— START —

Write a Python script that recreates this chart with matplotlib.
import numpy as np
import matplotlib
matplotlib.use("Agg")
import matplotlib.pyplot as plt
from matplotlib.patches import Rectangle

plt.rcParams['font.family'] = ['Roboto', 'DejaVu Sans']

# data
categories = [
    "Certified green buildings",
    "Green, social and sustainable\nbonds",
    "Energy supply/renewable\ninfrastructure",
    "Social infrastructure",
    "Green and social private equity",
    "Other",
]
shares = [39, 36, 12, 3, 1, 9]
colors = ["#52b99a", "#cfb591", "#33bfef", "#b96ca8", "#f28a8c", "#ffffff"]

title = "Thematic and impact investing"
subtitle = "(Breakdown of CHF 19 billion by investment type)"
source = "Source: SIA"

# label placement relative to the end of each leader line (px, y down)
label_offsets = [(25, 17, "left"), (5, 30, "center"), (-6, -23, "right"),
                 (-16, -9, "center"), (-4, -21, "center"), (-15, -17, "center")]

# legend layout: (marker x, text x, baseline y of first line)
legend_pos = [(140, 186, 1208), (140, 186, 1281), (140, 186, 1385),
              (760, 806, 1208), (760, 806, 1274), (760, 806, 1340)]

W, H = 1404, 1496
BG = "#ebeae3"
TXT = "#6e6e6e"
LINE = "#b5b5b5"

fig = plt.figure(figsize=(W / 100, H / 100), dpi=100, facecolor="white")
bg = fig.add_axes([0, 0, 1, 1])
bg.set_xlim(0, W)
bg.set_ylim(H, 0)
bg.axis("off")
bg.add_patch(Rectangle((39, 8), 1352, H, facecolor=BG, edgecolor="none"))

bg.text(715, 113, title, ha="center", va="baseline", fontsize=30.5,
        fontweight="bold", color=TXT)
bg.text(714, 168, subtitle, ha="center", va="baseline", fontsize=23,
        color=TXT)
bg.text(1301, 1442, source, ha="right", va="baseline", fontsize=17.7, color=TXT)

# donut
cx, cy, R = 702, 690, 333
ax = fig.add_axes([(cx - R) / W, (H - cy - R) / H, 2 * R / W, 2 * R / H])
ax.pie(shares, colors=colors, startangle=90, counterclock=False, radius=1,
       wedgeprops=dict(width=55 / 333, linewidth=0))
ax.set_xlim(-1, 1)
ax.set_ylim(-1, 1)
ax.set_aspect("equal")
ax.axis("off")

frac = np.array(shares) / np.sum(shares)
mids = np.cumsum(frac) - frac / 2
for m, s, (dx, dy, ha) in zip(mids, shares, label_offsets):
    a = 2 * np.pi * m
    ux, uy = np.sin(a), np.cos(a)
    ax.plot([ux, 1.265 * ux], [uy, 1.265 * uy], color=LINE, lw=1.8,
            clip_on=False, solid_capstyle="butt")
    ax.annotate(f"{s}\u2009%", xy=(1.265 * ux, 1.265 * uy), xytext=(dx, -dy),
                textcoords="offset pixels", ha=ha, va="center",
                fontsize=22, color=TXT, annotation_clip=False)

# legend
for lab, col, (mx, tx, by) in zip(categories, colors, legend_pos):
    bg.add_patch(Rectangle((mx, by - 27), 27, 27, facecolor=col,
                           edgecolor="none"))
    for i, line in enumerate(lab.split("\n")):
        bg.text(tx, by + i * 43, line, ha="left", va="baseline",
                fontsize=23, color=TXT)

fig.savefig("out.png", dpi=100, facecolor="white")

— END —
— START —

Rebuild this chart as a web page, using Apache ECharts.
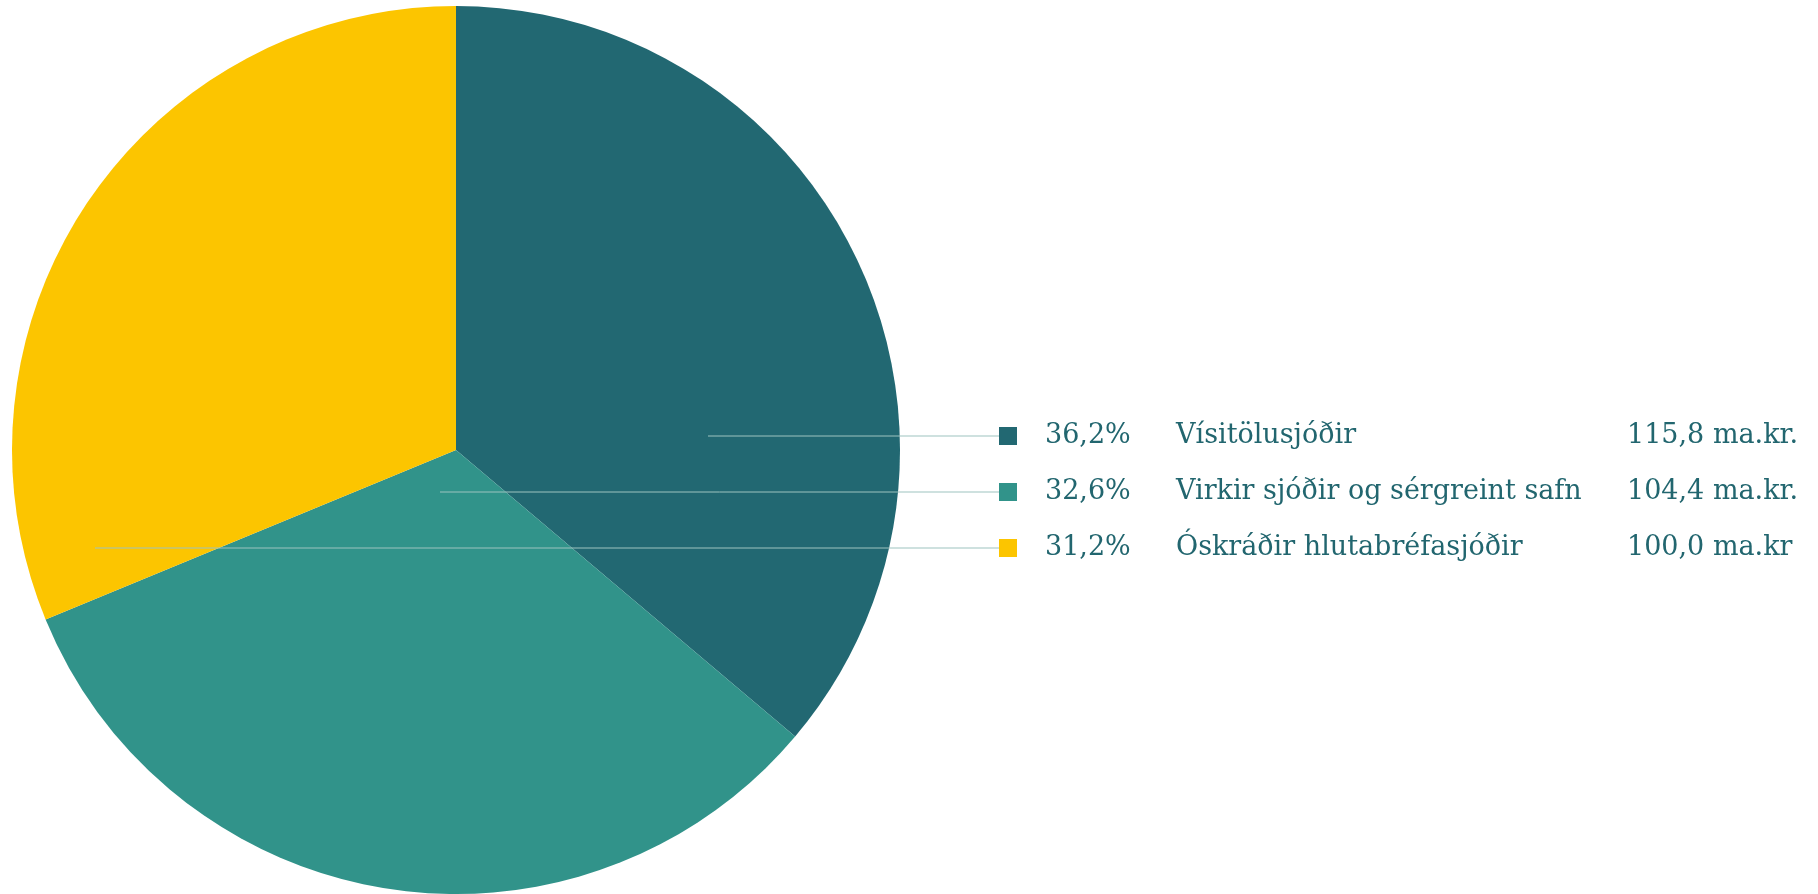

— END —

Short problem - Gather every line from the listing above in which the word "this" appears.

Full solution -
Write a Python script that recreates this chart with matplotlib.
Rebuild this chart as a web page, using Apache ECharts.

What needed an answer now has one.